WHAT YOU WILL DO:
Your task is to transcribe the data in full.

★ ★ ★

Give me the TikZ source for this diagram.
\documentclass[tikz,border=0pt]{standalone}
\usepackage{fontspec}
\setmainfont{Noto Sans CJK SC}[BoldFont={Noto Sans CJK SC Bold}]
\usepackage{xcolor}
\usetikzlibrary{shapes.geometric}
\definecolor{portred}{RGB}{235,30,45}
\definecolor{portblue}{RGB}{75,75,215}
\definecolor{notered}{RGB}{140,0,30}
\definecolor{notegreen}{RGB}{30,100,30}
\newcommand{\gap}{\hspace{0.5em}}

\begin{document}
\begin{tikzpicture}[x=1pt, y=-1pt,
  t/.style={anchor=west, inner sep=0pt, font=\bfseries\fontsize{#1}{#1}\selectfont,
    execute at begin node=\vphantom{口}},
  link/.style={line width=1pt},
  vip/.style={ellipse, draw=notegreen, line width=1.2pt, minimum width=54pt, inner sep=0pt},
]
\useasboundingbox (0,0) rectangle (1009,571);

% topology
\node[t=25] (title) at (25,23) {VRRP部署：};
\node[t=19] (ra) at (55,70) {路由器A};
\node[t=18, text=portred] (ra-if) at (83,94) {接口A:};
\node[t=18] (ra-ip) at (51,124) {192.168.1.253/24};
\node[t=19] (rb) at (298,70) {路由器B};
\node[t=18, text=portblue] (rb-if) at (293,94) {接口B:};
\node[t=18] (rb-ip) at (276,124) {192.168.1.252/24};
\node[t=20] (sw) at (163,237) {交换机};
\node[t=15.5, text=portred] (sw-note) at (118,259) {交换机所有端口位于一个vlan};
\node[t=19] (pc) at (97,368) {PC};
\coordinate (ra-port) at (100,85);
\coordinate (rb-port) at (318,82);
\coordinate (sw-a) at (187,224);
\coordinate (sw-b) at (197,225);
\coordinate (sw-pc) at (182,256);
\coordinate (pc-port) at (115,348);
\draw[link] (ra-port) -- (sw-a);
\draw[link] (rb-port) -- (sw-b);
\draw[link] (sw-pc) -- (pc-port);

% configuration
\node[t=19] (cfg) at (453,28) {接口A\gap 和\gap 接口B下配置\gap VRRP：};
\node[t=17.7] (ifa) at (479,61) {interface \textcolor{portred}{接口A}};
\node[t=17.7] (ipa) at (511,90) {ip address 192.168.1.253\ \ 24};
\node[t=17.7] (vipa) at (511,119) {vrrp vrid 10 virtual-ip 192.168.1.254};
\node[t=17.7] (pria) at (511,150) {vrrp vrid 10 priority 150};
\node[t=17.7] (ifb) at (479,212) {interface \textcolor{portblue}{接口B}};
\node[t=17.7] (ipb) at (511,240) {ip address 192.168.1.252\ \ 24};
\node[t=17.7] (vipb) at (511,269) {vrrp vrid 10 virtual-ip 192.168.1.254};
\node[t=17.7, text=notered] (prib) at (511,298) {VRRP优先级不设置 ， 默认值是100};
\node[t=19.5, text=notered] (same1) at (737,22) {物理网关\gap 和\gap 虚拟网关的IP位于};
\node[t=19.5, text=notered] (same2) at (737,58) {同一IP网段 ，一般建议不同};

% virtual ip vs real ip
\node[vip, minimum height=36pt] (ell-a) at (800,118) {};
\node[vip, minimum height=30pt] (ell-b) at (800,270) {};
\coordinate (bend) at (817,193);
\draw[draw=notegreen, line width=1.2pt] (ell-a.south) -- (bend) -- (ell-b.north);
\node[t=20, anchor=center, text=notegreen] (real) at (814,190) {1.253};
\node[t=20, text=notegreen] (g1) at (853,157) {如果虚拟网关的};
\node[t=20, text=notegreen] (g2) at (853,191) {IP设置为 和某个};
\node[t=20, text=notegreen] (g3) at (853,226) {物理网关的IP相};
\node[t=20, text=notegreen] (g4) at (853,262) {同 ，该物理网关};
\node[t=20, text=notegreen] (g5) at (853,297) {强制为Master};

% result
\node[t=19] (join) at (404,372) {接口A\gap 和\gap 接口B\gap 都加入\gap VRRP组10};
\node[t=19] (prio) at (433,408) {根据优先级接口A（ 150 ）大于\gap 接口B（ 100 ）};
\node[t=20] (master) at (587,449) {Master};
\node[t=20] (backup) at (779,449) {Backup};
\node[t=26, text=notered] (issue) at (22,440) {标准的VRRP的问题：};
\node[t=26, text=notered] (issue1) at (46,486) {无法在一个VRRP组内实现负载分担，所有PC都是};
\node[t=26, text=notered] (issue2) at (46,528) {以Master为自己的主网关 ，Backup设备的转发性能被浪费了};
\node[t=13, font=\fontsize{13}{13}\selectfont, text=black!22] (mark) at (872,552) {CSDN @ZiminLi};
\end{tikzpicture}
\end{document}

★ ★ ★

ANSWER IN FULL:
Give me the TikZ source for this diagram.
\documentclass[tikz,border=0pt]{standalone}
\usepackage{fontspec}
\setmainfont{Noto Sans CJK SC}[BoldFont={Noto Sans CJK SC Bold}]
\usepackage{xcolor}
\usetikzlibrary{shapes.geometric}
\definecolor{portred}{RGB}{235,30,45}
\definecolor{portblue}{RGB}{75,75,215}
\definecolor{notered}{RGB}{140,0,30}
\definecolor{notegreen}{RGB}{30,100,30}
\newcommand{\gap}{\hspace{0.5em}}

\begin{document}
\begin{tikzpicture}[x=1pt, y=-1pt,
  t/.style={anchor=west, inner sep=0pt, font=\bfseries\fontsize{#1}{#1}\selectfont,
    execute at begin node=\vphantom{口}},
  link/.style={line width=1pt},
  vip/.style={ellipse, draw=notegreen, line width=1.2pt, minimum width=54pt, inner sep=0pt},
]
\useasboundingbox (0,0) rectangle (1009,571);

% topology
\node[t=25] (title) at (25,23) {VRRP部署：};
\node[t=19] (ra) at (55,70) {路由器A};
\node[t=18, text=portred] (ra-if) at (83,94) {接口A:};
\node[t=18] (ra-ip) at (51,124) {192.168.1.253/24};
\node[t=19] (rb) at (298,70) {路由器B};
\node[t=18, text=portblue] (rb-if) at (293,94) {接口B:};
\node[t=18] (rb-ip) at (276,124) {192.168.1.252/24};
\node[t=20] (sw) at (163,237) {交换机};
\node[t=15.5, text=portred] (sw-note) at (118,259) {交换机所有端口位于一个vlan};
\node[t=19] (pc) at (97,368) {PC};
\coordinate (ra-port) at (100,85);
\coordinate (rb-port) at (318,82);
\coordinate (sw-a) at (187,224);
\coordinate (sw-b) at (197,225);
\coordinate (sw-pc) at (182,256);
\coordinate (pc-port) at (115,348);
\draw[link] (ra-port) -- (sw-a);
\draw[link] (rb-port) -- (sw-b);
\draw[link] (sw-pc) -- (pc-port);

% configuration
\node[t=19] (cfg) at (453,28) {接口A\gap 和\gap 接口B下配置\gap VRRP：};
\node[t=17.7] (ifa) at (479,61) {interface \textcolor{portred}{接口A}};
\node[t=17.7] (ipa) at (511,90) {ip address 192.168.1.253\ \ 24};
\node[t=17.7] (vipa) at (511,119) {vrrp vrid 10 virtual-ip 192.168.1.254};
\node[t=17.7] (pria) at (511,150) {vrrp vrid 10 priority 150};
\node[t=17.7] (ifb) at (479,212) {interface \textcolor{portblue}{接口B}};
\node[t=17.7] (ipb) at (511,240) {ip address 192.168.1.252\ \ 24};
\node[t=17.7] (vipb) at (511,269) {vrrp vrid 10 virtual-ip 192.168.1.254};
\node[t=17.7, text=notered] (prib) at (511,298) {VRRP优先级不设置 ， 默认值是100};
\node[t=19.5, text=notered] (same1) at (737,22) {物理网关\gap 和\gap 虚拟网关的IP位于};
\node[t=19.5, text=notered] (same2) at (737,58) {同一IP网段 ，一般建议不同};

% virtual ip vs real ip
\node[vip, minimum height=36pt] (ell-a) at (800,118) {};
\node[vip, minimum height=30pt] (ell-b) at (800,270) {};
\coordinate (bend) at (817,193);
\draw[draw=notegreen, line width=1.2pt] (ell-a.south) -- (bend) -- (ell-b.north);
\node[t=20, anchor=center, text=notegreen] (real) at (814,190) {1.253};
\node[t=20, text=notegreen] (g1) at (853,157) {如果虚拟网关的};
\node[t=20, text=notegreen] (g2) at (853,191) {IP设置为 和某个};
\node[t=20, text=notegreen] (g3) at (853,226) {物理网关的IP相};
\node[t=20, text=notegreen] (g4) at (853,262) {同 ，该物理网关};
\node[t=20, text=notegreen] (g5) at (853,297) {强制为Master};

% result
\node[t=19] (join) at (404,372) {接口A\gap 和\gap 接口B\gap 都加入\gap VRRP组10};
\node[t=19] (prio) at (433,408) {根据优先级接口A（ 150 ）大于\gap 接口B（ 100 ）};
\node[t=20] (master) at (587,449) {Master};
\node[t=20] (backup) at (779,449) {Backup};
\node[t=26, text=notered] (issue) at (22,440) {标准的VRRP的问题：};
\node[t=26, text=notered] (issue1) at (46,486) {无法在一个VRRP组内实现负载分担，所有PC都是};
\node[t=26, text=notered] (issue2) at (46,528) {以Master为自己的主网关 ，Backup设备的转发性能被浪费了};
\node[t=13, font=\fontsize{13}{13}\selectfont, text=black!22] (mark) at (872,552) {CSDN @ZiminLi};
\end{tikzpicture}
\end{document}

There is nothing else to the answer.